De in "Hercules" beschreven gebeurtenissen zijn echter vooral afhankelijk van Tims fantasie, die alle kanten op vliegt. "Tim heeft besloten aan de mensenzee te ontstijgen. () Daar zweeft Tim boven, gewoon omdat hij kan zweven als hij zin heeft, en hij heeft zin omdat er op deze plaats, op dit moment, te veel mensen bij elkaar zijn, deinende, krioelende druktemakers die zich ergeren aan elkaars aanwezigheid en die snel de door anderen achtergelaten leegtes opvullen, armzalige hoeveelheden leegte, leegtes van niets."
Wat de karaktertekening betreft: In zijn zucht naar roem en sensatie laat Tim iets zien van de (moderne) mens. Maar die karaktertrek is al te overheersend; Tim is zo'n knullig wezen dat je jezelf liever niet met hem identificeert, en dat het ook weinig moeite kost om dat niet te doen. Ook dat draagt bij tot de onaantrekkelijkheid van het verhaal.

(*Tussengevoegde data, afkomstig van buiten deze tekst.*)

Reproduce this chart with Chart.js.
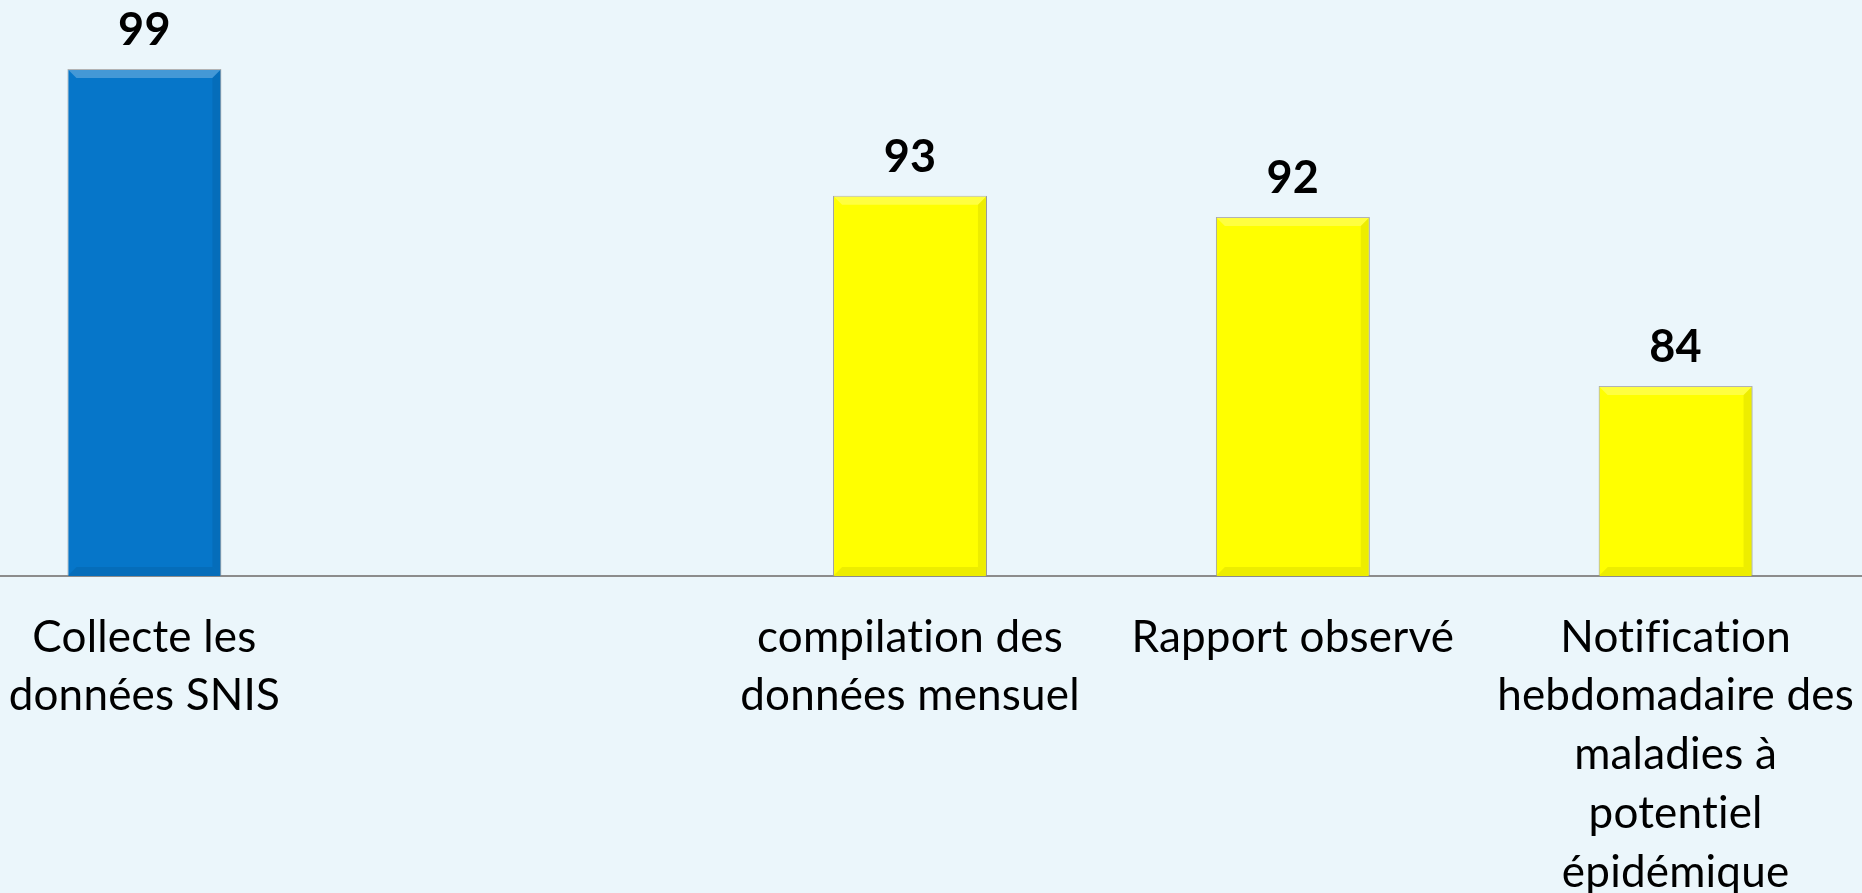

Een ander bezwaar ligt in de vertelstijl. Zo spreekt Komrij zijn hoofdpersoon regelmatig aan -"Doe er een schepje bovenop, Tim. Iets anders kun je in deze tijd en onder deze omstandigheden niet doen als je wilt opvallen- en ook zijn lezers: "(Tim denkt) dat hij een geweldenaar is. Wij weten beter." Mooi is anders, wat mij betreft. Het verhaal kent nauwelijks dialogen. Hele stukken zijn in feite vermomde essays, en dat is saai.
Romancier
Onder het pseudoniem Patrick Demompere heeft Komrij zichzelf een paar jaar geleden in een Vlaams tijdschrift publiekelijk aangevallen. (Echt iets voor hem, dat moge inmiddels duidelijk zijn.) Hij zei onder meer: "De laatste jaren probeert hij zichzelf als een soort romancier te profileren. Het wil maar niet lukken, al houdt hij koppig vol."
Tja, denk je dan, als je zo tegen jezelf aankijkt, waarom publiceer je dan nog? Een zekere dosis ironie op z'n tijd is te waarderen, maar wie niet meer biedt dan ironie, biedt uiteindelijk helemaal niets.
N.a.v. "Het fabeldier dat Komrij heet", door Onno Blom; uitg. De Bezig Bij, Amsterdam, 2004; ISBN 90 234 125 4; 288 blz.; 27,50;
"Hercules", door Gerrit Komrij; uitg. De Bezige Bij, Amsterdam, 2004; ISBN 90 234 1243 5; 143 blz.